Dans cet Évangile, nous découvrons une autre étape : c’est la demande des disciples : « Reste avec nous ! » (Lc 24,29). Une telle rencontre ne peut s’arrêter ainsi. L’Évangile nous parle d’un repas, d’un pain rompu et distribué. Alors leurs yeux s’ouvrent et ils le reconnaissent (Lc 24,31). La rencontre est fugitive, mais elle transforme leur vie, la faisant passer d’un avant de tristesse et d’amertume à un après de dynamisme et d’ouverture. Autant dire que revenir à Jérusalem ne s’apparente pas à un retour à la case départ, mais signifie la possibilité de vivre en ce lieu du cœur, ouvert à Dieu et à autrui. Pour reconnaître le Christ ressuscité, présent dans notre vie, il nous faut donc le regard de la foi, une foi réchauffée par la Parole de Dieu et l’Eucharistie. C’est ainsi que le Christ ressuscité nous rejoint au cœur de nos vies et de nos épreuves pour raviver et fortifier notre espérance.

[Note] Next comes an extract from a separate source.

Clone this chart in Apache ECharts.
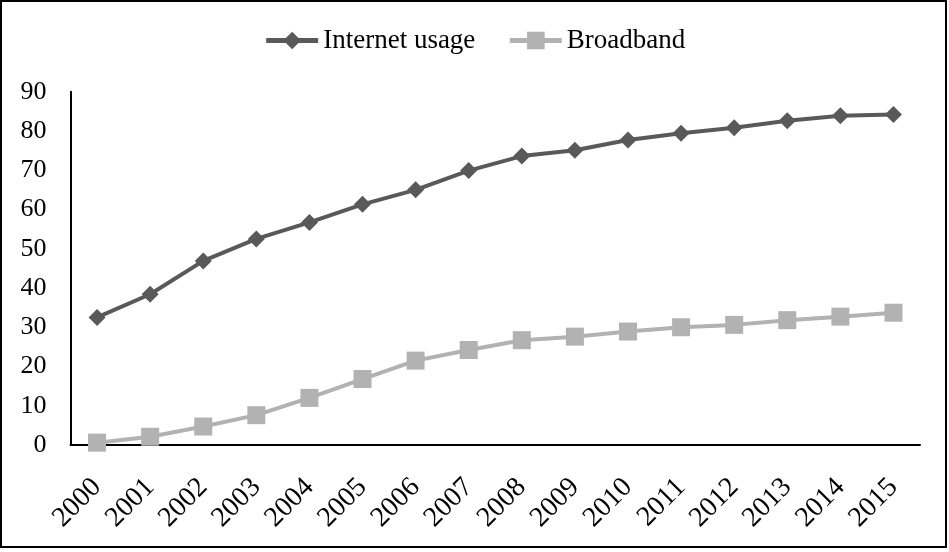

Et quand on a reconnu et accueilli le Christ vivant, on ne peut pas le garder pour soi-même ; on a envie de le crier au monde. Même si nous ne pouvons plus sortir, nous sommes appelés pour témoigner, aux yeux de tous, de la foi qui nous anime. Notre témoignage doit rejoindre tous les hommes, en particulier ceux qui sont aux « périphéries ». Que le Seigneur nous donne force et courage en vue de cette mission.